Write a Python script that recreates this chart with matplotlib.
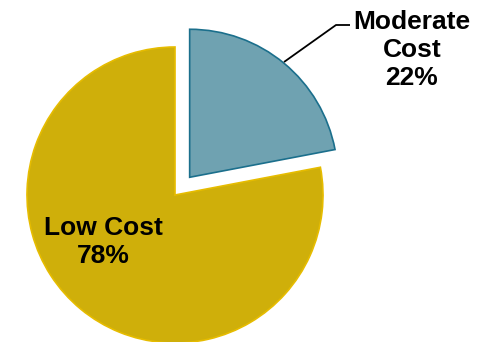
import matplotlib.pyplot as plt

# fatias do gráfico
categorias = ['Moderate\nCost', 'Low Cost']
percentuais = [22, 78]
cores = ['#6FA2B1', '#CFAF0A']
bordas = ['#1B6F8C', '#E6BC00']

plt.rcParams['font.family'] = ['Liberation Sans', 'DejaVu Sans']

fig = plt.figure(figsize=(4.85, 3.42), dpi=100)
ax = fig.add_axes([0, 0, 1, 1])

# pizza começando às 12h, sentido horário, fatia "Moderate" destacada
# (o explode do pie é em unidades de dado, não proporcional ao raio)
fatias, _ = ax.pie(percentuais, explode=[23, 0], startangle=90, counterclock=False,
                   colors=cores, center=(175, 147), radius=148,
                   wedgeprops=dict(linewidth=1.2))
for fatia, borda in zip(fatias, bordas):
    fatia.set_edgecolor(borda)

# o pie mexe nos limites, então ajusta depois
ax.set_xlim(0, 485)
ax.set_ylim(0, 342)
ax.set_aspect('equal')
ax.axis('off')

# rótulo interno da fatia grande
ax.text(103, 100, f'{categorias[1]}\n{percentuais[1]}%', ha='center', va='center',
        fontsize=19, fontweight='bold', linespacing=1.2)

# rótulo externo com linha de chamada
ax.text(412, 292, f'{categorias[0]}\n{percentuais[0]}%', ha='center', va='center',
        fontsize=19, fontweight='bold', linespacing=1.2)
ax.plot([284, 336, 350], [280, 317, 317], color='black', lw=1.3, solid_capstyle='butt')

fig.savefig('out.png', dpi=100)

+++

▸ DIRECTIONS FOR THIS TASK:
Copy each line exactly, and leave the pictures out of your copy.

▸ RESULT FOR THIS EXERCISE:
Write a Python script that recreates this chart with matplotlib.
import matplotlib.pyplot as plt

# fatias do gráfico
categorias = ['Moderate\nCost', 'Low Cost']
percentuais = [22, 78]
cores = ['#6FA2B1', '#CFAF0A']
bordas = ['#1B6F8C', '#E6BC00']

plt.rcParams['font.family'] = ['Liberation Sans', 'DejaVu Sans']

fig = plt.figure(figsize=(4.85, 3.42), dpi=100)
ax = fig.add_axes([0, 0, 1, 1])

# pizza começando às 12h, sentido horário, fatia "Moderate" destacada
# (o explode do pie é em unidades de dado, não proporcional ao raio)
fatias, _ = ax.pie(percentuais, explode=[23, 0], startangle=90, counterclock=False,
                   colors=cores, center=(175, 147), radius=148,
                   wedgeprops=dict(linewidth=1.2))
for fatia, borda in zip(fatias, bordas):
    fatia.set_edgecolor(borda)

# o pie mexe nos limites, então ajusta depois
ax.set_xlim(0, 485)
ax.set_ylim(0, 342)
ax.set_aspect('equal')
ax.axis('off')

# rótulo interno da fatia grande
ax.text(103, 100, f'{categorias[1]}\n{percentuais[1]}%', ha='center', va='center',
        fontsize=19, fontweight='bold', linespacing=1.2)

# rótulo externo com linha de chamada
ax.text(412, 292, f'{categorias[0]}\n{percentuais[0]}%', ha='center', va='center',
        fontsize=19, fontweight='bold', linespacing=1.2)
ax.plot([284, 336, 350], [280, 317, 317], color='black', lw=1.3, solid_capstyle='butt')

fig.savefig('out.png', dpi=100)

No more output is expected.